Nicoleta Bitu est une femme très importante dans le milieu activiste rom. Elle a créé Romani Criss, une association de défense des droits des Roms en Roumanie. Depuis 2012, elle travaille à Romano Butiq, une association qui se bat pour protéger leur culture. 

Comment êtes-vous devenue une activiste pour le droit des Roms ?

Mes parents m’ont transmis une chose essentielle : la fierté d’être rom. Ils étaient tous les deux très pauvres, mais ils sont toujours restés fiers et n’ont jamais caché leurs origines. Nous avons beau être fiers, quand on est rom, on doit faire face au racisme quotidiennement. On nous appelle les « tsiganes » ( formule péjorative en Roumanie ) et on doit toujours prouver aux autres qu’on est capable... Il faut être le meilleur parmi les gadgémot romani désignant tous les individus étrangers à la population rom ).
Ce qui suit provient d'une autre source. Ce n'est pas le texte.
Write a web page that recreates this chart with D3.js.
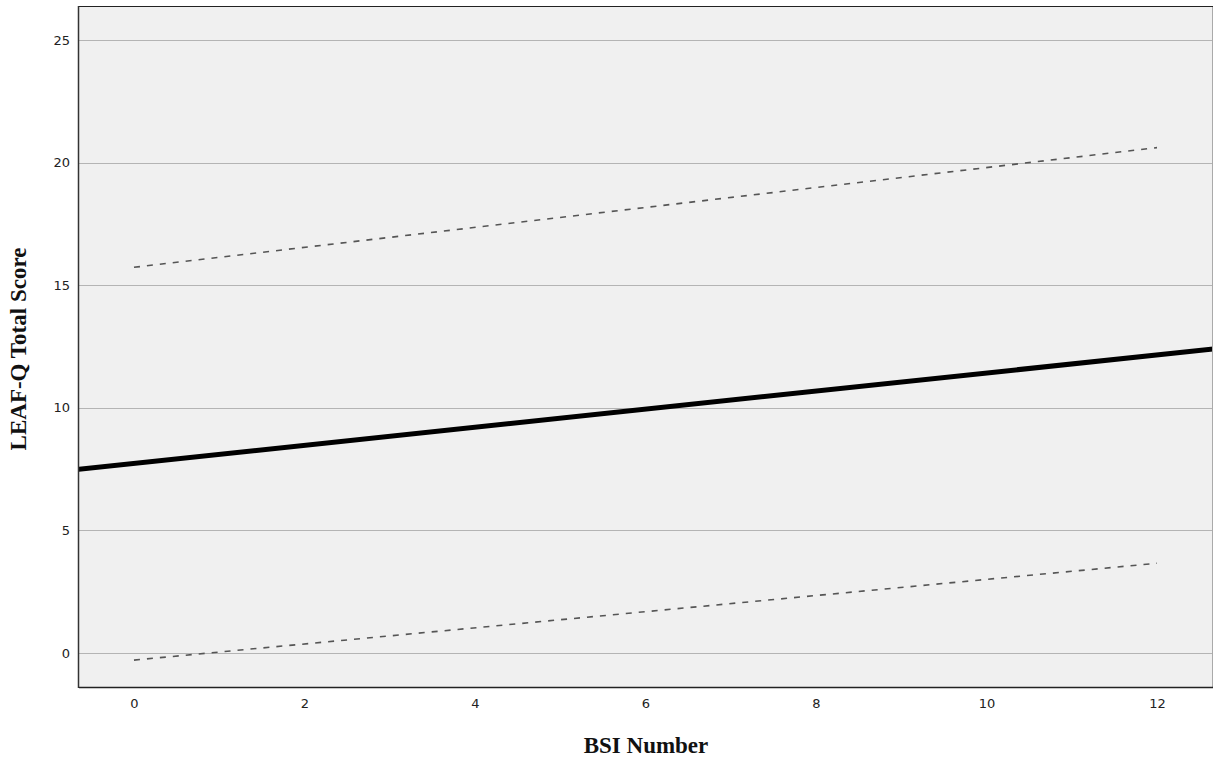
<!DOCTYPE html>
<html>
<head>
<meta charset="utf-8">
<script src="https://cdn.jsdelivr.net/npm/d3@7"></script>
<style>
  body { margin: 0; background: #fff; }
  svg { display: block; }
</style>
</head>
<body>
<div id="chart"></div>
<script>
// values
var xTicks = [0, 2, 4, 6, 8, 10, 12];
var yTicks = [0, 5, 10, 15, 20, 25];
var fitX = [-0.65, 12.66];
var fitY = [7.49, 12.40];
var upperX = [0, 12];
var upperY = [15.73, 20.61];
var lowerX = [0, 12];
var lowerY = [-0.29, 3.66];

var width = 1214;
var height = 759;
var plotLeft = 79, plotRight = 1213, plotTop = 6, plotBottom = 687;

var svg = d3
  .select("#chart")
  .append("svg")
  .attr("width", width)
  .attr("height", height);

var xScale = d3.scaleLinear().domain([-0.645, 12.657]).range([plotLeft, plotRight]);
var yScale = d3.scaleLinear().domain([-1.387, 26.386]).range([plotBottom, plotTop]);

svg.append("clipPath")
  .attr("id", "plot-clip")
  .append("rect")
  .attr("x", plotLeft)
  .attr("y", plotTop)
  .attr("width", plotRight - plotLeft)
  .attr("height", plotBottom - plotTop);

// plot background
svg.append("rect")
  .attr("x", plotLeft)
  .attr("y", plotTop)
  .attr("width", plotRight - plotLeft)
  .attr("height", plotBottom - plotTop)
  .attr("fill", "#f0f0f0");

// horizontal grid lines
svg.append("g")
  .selectAll("line")
  .data(yTicks)
  .enter()
  .append("line")
  .attr("x1", plotLeft)
  .attr("x2", plotRight)
  .attr("y1", (d) => Math.round(yScale(d)) + 0.5)
  .attr("y2", (d) => Math.round(yScale(d)) + 0.5)
  .attr("stroke", "#b4b4b4")
  .attr("stroke-width", 1);

// y axis labels
var yAxis = d3.axisLeft(yScale).tickValues(yTicks).tickSize(0).tickPadding(9);
var gy = svg.append("g")
  .attr("transform", "translate(" + plotLeft + ",0)")
  .call(yAxis);
gy.select(".domain").remove();
gy.selectAll("text")
  .attr("font-family", "DejaVu Sans, sans-serif")
  .attr("font-size", "13px")
  .attr("fill", "#222");

// x axis labels
var xAxis = d3.axisBottom(xScale).tickValues(xTicks).tickSize(0).tickPadding(12);
var gx = svg.append("g")
  .attr("transform", "translate(0," + plotBottom + ")")
  .call(xAxis);
gx.select(".domain").remove();
gx.selectAll("text")
  .attr("font-family", "DejaVu Sans, sans-serif")
  .attr("font-size", "13px")
  .attr("fill", "#222");

var line = d3.line()
  .x((d) => xScale(d[0]))
  .y((d) => yScale(d[1]));

var lines = svg.append("g").attr("clip-path", "url(#plot-clip)");

// prediction interval lines
lines.append("path")
  .datum(d3.zip(upperX, upperY))
  .attr("d", line)
  .attr("fill", "none")
  .attr("stroke", "#555")
  .attr("stroke-width", 1.6)
  .attr("stroke-dasharray", "6,7");

lines.append("path")
  .datum(d3.zip(lowerX, lowerY))
  .attr("d", line)
  .attr("fill", "none")
  .attr("stroke", "#555")
  .attr("stroke-width", 1.6)
  .attr("stroke-dasharray", "6,7");

// fit line
lines.append("path")
  .datum(d3.zip(fitX, fitY))
  .attr("d", line)
  .attr("fill", "none")
  .attr("stroke", "#000")
  .attr("stroke-width", 5);

// frame
svg.append("line")
  .attr("x1", plotRight - 0.5).attr("x2", plotRight - 0.5)
  .attr("y1", plotTop).attr("y2", plotBottom)
  .attr("stroke", "#aaa");
svg.append("line")
  .attr("x1", plotLeft).attr("x2", plotRight)
  .attr("y1", plotTop + 0.5).attr("y2", plotTop + 0.5)
  .attr("stroke", "#222");
svg.append("line")
  .attr("x1", plotLeft).attr("x2", plotRight)
  .attr("y1", plotBottom + 0.5).attr("y2", plotBottom + 0.5)
  .attr("stroke", "#222")
  .attr("stroke-width", 1.5);
svg.append("line")
  .attr("x1", plotLeft - 0.5).attr("x2", plotLeft - 0.5)
  .attr("y1", plotTop).attr("y2", plotBottom + 1)
  .attr("stroke", "#333")
  .attr("stroke-width", 1.5);

// axis titles
svg.append("text")
  .attr("x", 646)
  .attr("y", 753)
  .attr("text-anchor", "middle")
  .attr("font-family", "Liberation Serif, Times New Roman, serif")
  .attr("font-weight", "bold")
  .attr("font-size", "23px")
  .attr("fill", "#111")
  .text("BSI Number");

svg.append("text")
  .attr("transform", "translate(26,349) rotate(-90)")
  .attr("text-anchor", "middle")
  .attr("font-family", "Liberation Serif, Times New Roman, serif")
  .attr("font-weight", "bold")
  .attr("font-size", "23px")
  .attr("fill", "#111")
  .text("LEAF-Q Total Score");
</script>
</body>
</html>
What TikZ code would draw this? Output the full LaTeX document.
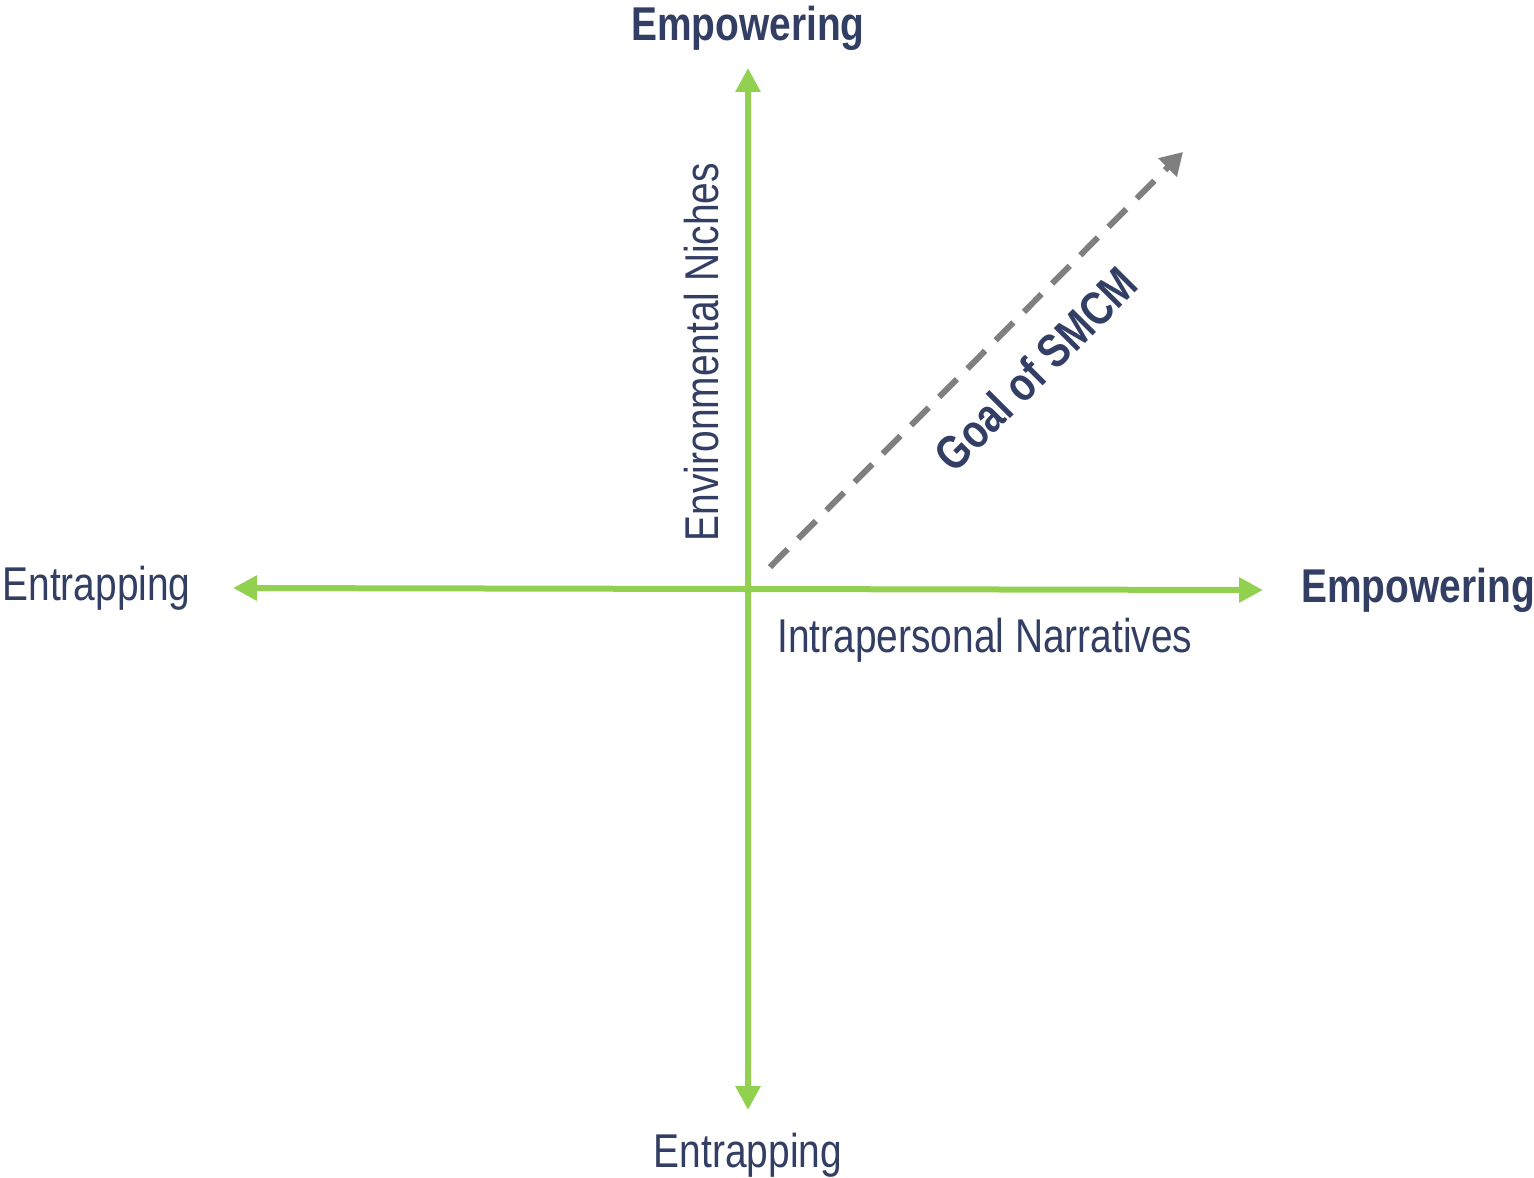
\documentclass[tikz,border=0pt]{standalone}
\usepackage{fontspec}
\setmainfont{Liberation Sans}[FakeStretch=0.82]
\usetikzlibrary{arrows.meta, positioning}
\definecolor{navy}{RGB}{50,62,100}
\definecolor{leaf}{RGB}{146,208,80}
\definecolor{slate}{RGB}{127,127,127}
\tikzstyle{axistext} = [text=navy, font=\fontsize{27}{32}\selectfont, inner sep=0pt]
\tikzstyle{poletext} = [text=navy, font=\fontsize{27}{32}\selectfont\bfseries, inner sep=0pt]
\tikzstyle{axis} = [draw=leaf, line width=0.12cm, {Triangle[length=0.48cm,width=0.48cm]}-{Triangle[length=0.48cm,width=0.48cm]}]
\tikzstyle{goalarrow} = [draw=slate, line width=0.12cm, dash pattern=on 0.5cm off 0.3cm, -{Triangle[length=0.44cm,width=0.5cm]}]

\begin{document}
\begin{tikzpicture}[x=0.02cm, y=-0.02cm, node distance=0.4cm]
    \useasboundingbox (0,0) rectangle (1534,1177);
    \coordinate (origin) at (748,589);
    \coordinate (uptip) at (748,68);
    \coordinate (downtip) at (748,1110);
    \coordinate (lefttip) at (233,588);
    \coordinate (righttip) at (1263,590);
    \coordinate (goalstart) at (770,567);
    \coordinate (goalend) at (1183,152);
    \node (empup) [poletext, above=0.34cm of uptip] {Empowering};
    \node (entdown) [axistext, below=0.46cm of downtip] {Entrapping};
    \node (entleft) [axistext, left=0.84cm of lefttip] {Entrapping};
    \node (empright) [poletext, right=0.76cm of righttip] {Empowering};
    \node (niches) [axistext, rotate=90, anchor=base] at (718,352) {Environmental Niches};
    \node (narratives) [axistext, below right=0.58cm and 0.58cm of origin] {Intrapersonal Narratives};
    \draw [axis] (lefttip) -- (righttip);
    \draw [axis] (downtip) -- (uptip);
    \draw [goalarrow] (goalstart) -- node[poletext, sloped, below=16pt, pos=0.56] (goal) {Goal of SMCM} (goalend);
\end{tikzpicture}
\end{document}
Même intégré, on reste celui qui a la peau foncée. Du coup, j’ai décidé de travailler avec les Roms. Et je fais ça depuis maintenant vingt-cinq ans !


Pourquoi lutter pour la préservation de la culture rom ? Est-elle en danger ?

Le communisme a contribué à la formation d’une élite rom. Tout le monde, sans distinction, a été forcé d’aller à l’école. C’est ainsi que mon père est devenu officier de police. Mais par ailleurs, le régime a détruit les métiers traditionnels. Les Roms sont devenus des ouvriers. La transmission de père en fils, qui se faisait depuis des générations, s’est arrêtée. Et nous avons perdu les traces de notre culture.


Comment reconstruire cette identité « perdue » ?

Le mouvement rom de Roumanie est très concentré sur les questions de droits, moins sur les questions de culture et de diversité. Nous avons donc créé le premier centre de documentation sur les Roms d’Europe, et avons ouvert un musée à Bucarest. Ensuite, avec Romano Butiq, nous avons permis à des artisans de se réunir en coopératives pour vendre leurs produits et créer ainsi un système économique viable. Les Roms ont toujours travaillé et sont très fiers de leurs savoir-faire. On a toujours cette image du Rom qui ne veut pas travailler et pourtant le travail fait profondément partie de notre identité et de notre Histoire. En Roumanie ils sont divisés en une vingtaine de familles de métiers. Les plus connus sont les Lautari (les musiciens), mais il y a aussi les Kalderash (les chaudronniers qui travaillent le cuivre), les Gabori, (qui fabriquent les toits en zinc), les argentiers, les artisans du bois, les montreurs d’ours, la vanniers, les ébénistes, les forgerons, les potiers… C’est important de renouer les liens avec notre Histoire. Pas seulement pour les Roms mais pour la société roumaine. Je ne travaille pas pour les Roms, je lutte pour la Roumanie.